# Given information start

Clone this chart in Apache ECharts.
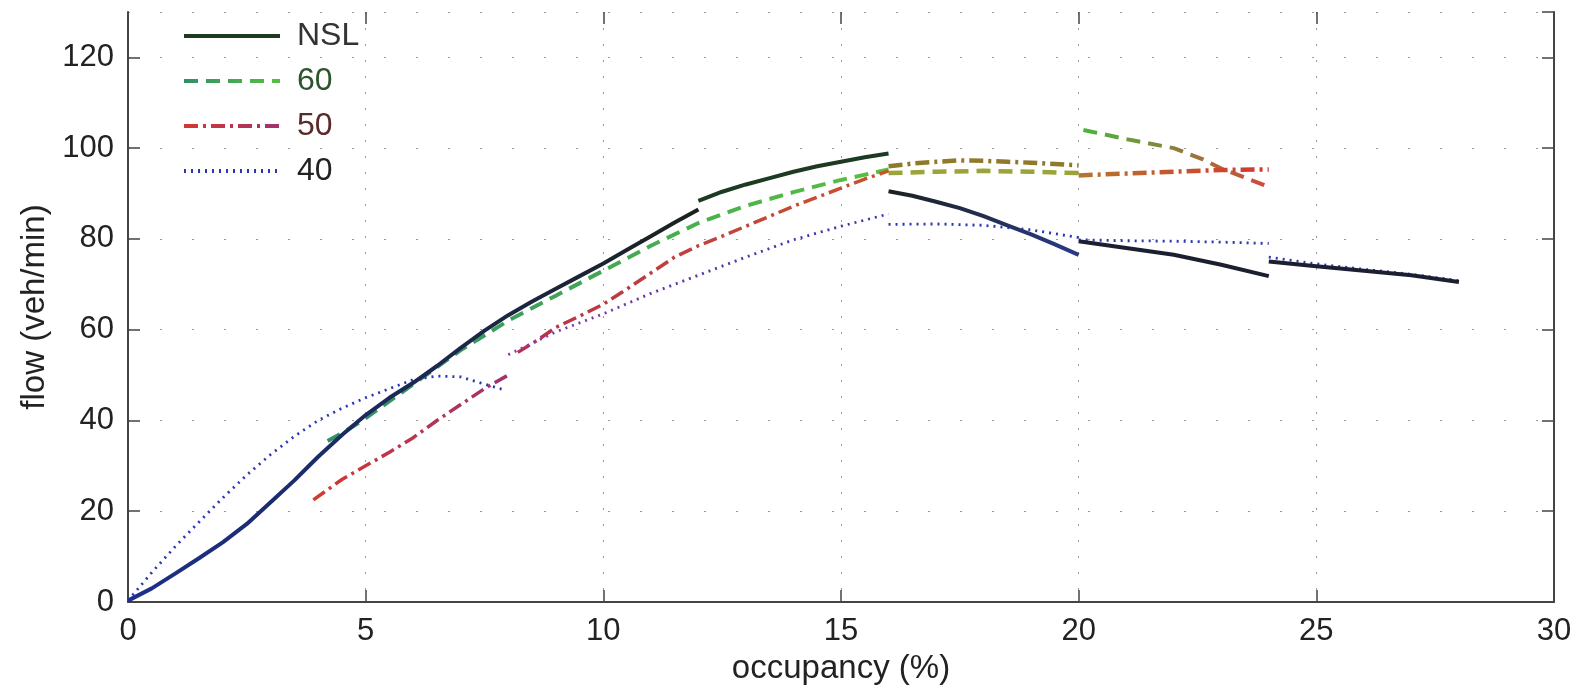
<!DOCTYPE html>
<html>
<head>
<meta charset="utf-8">
<script src="https://cdn.jsdelivr.net/npm/echarts@6/dist/echarts.min.js"></script>
<style>
html,body{margin:0;padding:0;background:#fff;}
#c{width:1582px;height:694px;}
</style>
</head>
<body>
<div id="c"></div>
<script>
// ---- data (occupancy %, flow veh/min) ----
const xTicks = [0, 5, 10, 15, 20, 25, 30];
const yTicks = [0, 20, 40, 60, 80, 100, 120];
const legendNames = ['NSL', '60', '50', '40'];

const nslSeg1 = [[0,0.3],[0.5,3],[1,6.3],[1.5,9.7],[2,13.2],[2.5,17.2],[3,22],[3.5,26.8],[4,32],[4.5,36.8],[5,41.2],[5.5,45],[6,48.3],[6.5,52],[7,56],[7.5,59.8],[8,63.2],[8.5,66.2],[9,69],[9.5,71.8],[10,74.6],[10.5,77.6],[11,80.6],[11.5,83.6],[12,86.5]];
const nslSeg2 = [[12,88.4],[12.5,90.4],[13,92],[13.5,93.4],[14,94.8],[14.5,96],[15,97],[15.5,98],[16,98.8]];
const nslSeg3 = [[16,90.5],[16.5,89.5],[17,88.2],[17.5,86.8],[18,85],[18.5,83],[19,81],[19.5,78.8],[20,76.5]];
const nslSeg4 = [[20,79.5],[21,78],[22,76.5],[23,74.3],[24,71.8]];
const nslSeg5 = [[24,75],[25,74],[26,73],[27,72],[28,70.5]];

const s60Seg1 = [[4.2,35.5],[4.6,37.8],[5,40.5],[6,48],[7,55.5],[8,62],[9,67.5],[10,73],[11,78.5],[12,83.5],[13,87.3],[14,90.3],[15,93],[16,95.3]];
const s60Seg2 = [[16,94.5],[17,94.8],[18,95],[19,94.8],[20,94.5]];
const s60Seg3 = [[20.1,104],[21,102],[22,100],[22.6,97.6],[23,95.5],[23.5,93.5],[24,91.5]];

const s50Seg1 = [[3.9,22.5],[4.5,27],[5,30],[5.5,33],[6,36.2],[6.5,40],[7,43.5],[7.5,47],[8,50]];
const s50Seg2 = [[8.2,55],[8.6,57.6],[9,60.5],[9.5,63],[10,65.6],[10.5,69],[11,72.5],[11.5,76],[12,78.5],[12.5,80.6],[13,82.8],[13.5,85],[14,87.2],[14.5,89.2],[15,91.2],[15.5,93.2],[16,95]];
const s50Seg3 = [[16,96],[16.5,96.6],[17,97],[17.5,97.3],[18,97.2],[18.5,97],[19,96.8],[19.5,96.5],[20,96.2]];
const s50Seg4 = [[20,94],[21,94.4],[22,94.8],[23,95.2],[24,95.3]];

const s40Seg1 = [[0,0.3],[0.5,6.5],[1,12.3],[1.5,17.7],[2,23],[2.5,28],[3,32.5],[3.5,36.5],[4,40],[4.5,42.7],[5,45],[5.5,47],[6,49],[6.5,49.8],[7,49.6],[7.5,48],[7.9,46.8]];
const s40Seg2 = [[8,54.5],[9,59.5],[10,63.5],[11,68],[12,72],[13,76],[14,79.8],[15,82.8],[16,85.5]];
const s40Seg3 = [[16,83.2],[17,83.3],[18,83],[19,82],[20,80.3]];
const s40Seg4 = [[20,79.8],[21,79.6],[22,79.5],[23,79.3],[24,79]];
const s40Seg5 = [[24,76],[25,74.5],[26,73.3],[27,72.2],[28,70.8]];

// ---- styles ----
const FONT = 'Liberation Sans, Arial, sans-serif';
const DASH60 = [14, 8];
const DASHDOT50 = [14, 5, 3, 5];
const DOT40 = [2, 5];
const legendTextColors = {'NSL':'#333333', '60':'#2d552d', '50':'#5a2a2a', '40':'#222222'};

function grad(c1, c2) {
  return {type:'linear', x:0, y:0, x2:1, y2:0, colorStops:[{offset:0,color:c1},{offset:1,color:c2}]};
}
function seg(name, data, color, type, width) {
  return {
    type:'line', name:name, data:data, symbol:'none', showSymbol:false,
    lineStyle:{color:color, type:type, width:width},
    itemStyle:{color: typeof color === 'string' ? color : '#000'},
    silent:true, animation:false, z:2
  };
}

const series = [
  seg('NSL', nslSeg2, '#1d3a22', 'solid', 4),
  seg('60', s60Seg1, grad('#2f8f6a', '#56c23e'), DASH60, 4),
  seg('50', s50Seg1, grad('#d43a2e', '#a03070'), DASHDOT50, 3.5),
  seg('40', s40Seg1, '#2b36b2', DOT40, 2.8),
  seg('60', s60Seg2, '#9aa438', DASH60, 4.5),
  seg('60', s60Seg3, grad('#45b83a', '#d8453a'), DASH60, 4),
  seg('50', s50Seg2, grad('#b8304a', '#c9552d'), DASHDOT50, 3.5),
  seg('50', s50Seg3, '#8f7a2c', DASHDOT50, 4.5),
  seg('50', s50Seg4, grad('#b5762e', '#d6352d'), DASHDOT50, 4.5),
  seg('40', s40Seg2, grad('#8a3aa8', '#2b36b2'), DOT40, 2.8),
  seg('40', s40Seg3, '#2b36b2', DOT40, 2.8),
  seg('40', s40Seg4, '#2b36b2', DOT40, 2.8),
  seg('40', s40Seg5, '#2b36b2', DOT40, 2.8),
  seg('NSL', nslSeg1, grad('#1d2f8c', '#1b221c'), 'solid', 4),
  seg('NSL', nslSeg3, grad('#1b221c', '#2a3a8a'), 'solid', 4),
  seg('NSL', nslSeg4, '#1b1f30', 'solid', 4),
  seg('NSL', nslSeg5, '#1b1f30', 'solid', 4)
];
series.forEach(s => { s.z = s.name === 'NSL' ? 7 : 2; });

const AX_COLOR = '#444';
const axisCommon = {
  min: 0,
  axisLine: {show:true, onZero:false, lineStyle:{color:AX_COLOR, width:2}},
  axisTick: {show:true, inside:true, length:12, lineStyle:{color:AX_COLOR, width:1.5}}
};
const labelStyle = {fontFamily:FONT, fontSize:31, color:'#222'};
const nameStyle = {fontFamily:FONT, fontSize:33, color:'#222'};

const chart = echarts.init(document.getElementById('c'), null, {renderer:'canvas'});
chart.setOption({
  backgroundColor:'#ffffff',
  animation:false,
  grid:{left:128, right:28, top:12, bottom:92, containLabel:false},
  legend:{
    data: legendNames.map(n => ({name:n, textStyle:{color:legendTextColors[n]}})),
    orient:'vertical', left:177, top:15,
    itemWidth:96, itemHeight:14, itemGap:13,
    itemStyle:{opacity:0},
    lineStyle:{width:4},
    textStyle:{fontFamily:FONT, fontSize:32, color:'#222', padding:[0,0,0,12]},
    selectedMode:false
  },
  xAxis:[
    Object.assign({}, axisCommon, {
      type:'value', max:30, interval:5, position:'bottom',
      name:'occupancy (%)', nameLocation:'middle', nameGap:50,
      nameTextStyle:nameStyle,
      axisLabel:Object.assign({margin:14, formatter: v => xTicks.indexOf(v) >= 0 ? String(v) : ''}, labelStyle),
      splitLine:{show:true, lineStyle:{color:'#999', type:[2,14], width:1}}
    }),
    Object.assign({}, axisCommon, {
      type:'value', max:30, interval:5, position:'top',
      axisLine:{show:false, onZero:false},
      axisLabel:{show:false}, splitLine:{show:false}
    })
  ],
  yAxis:[
    Object.assign({}, axisCommon, {
      type:'value', max:130, interval:20, position:'left',
      name:'flow (veh/min)', nameLocation:'middle', nameGap:75, nameRotate:90,
      nameTextStyle:nameStyle,
      axisLabel:Object.assign({margin:14, showMaxLabel:false, formatter: v => yTicks.indexOf(v) >= 0 ? String(v) : ''}, labelStyle),
      splitLine:{show:true, lineStyle:{color:'#999', type:[2,30], width:1.2}}
    }),
    Object.assign({}, axisCommon, {
      type:'value', max:130, interval:20, position:'right',
      axisLabel:{show:false}, splitLine:{show:false}
    })
  ],
  series: series
});
</script>
</body>
</html>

# Given information end

- _Exercise_
Up to and including the line with "const legendNames = ['NSL', '60', '50', '40'];", copy the data above from its first line. Skip pictures.

- _Response below_
Clone this chart in Apache ECharts.
<!DOCTYPE html>
<html>
<head>
<meta charset="utf-8">
<script src="https://cdn.jsdelivr.net/npm/echarts@6/dist/echarts.min.js"></script>
<style>
html,body{margin:0;padding:0;background:#fff;}
#c{width:1582px;height:694px;}
</style>
</head>
<body>
<div id="c"></div>
<script>
// ---- data (occupancy %, flow veh/min) ----
const xTicks = [0, 5, 10, 15, 20, 25, 30];
const yTicks = [0, 20, 40, 60, 80, 100, 120];
const legendNames = ['NSL', '60', '50', '40'];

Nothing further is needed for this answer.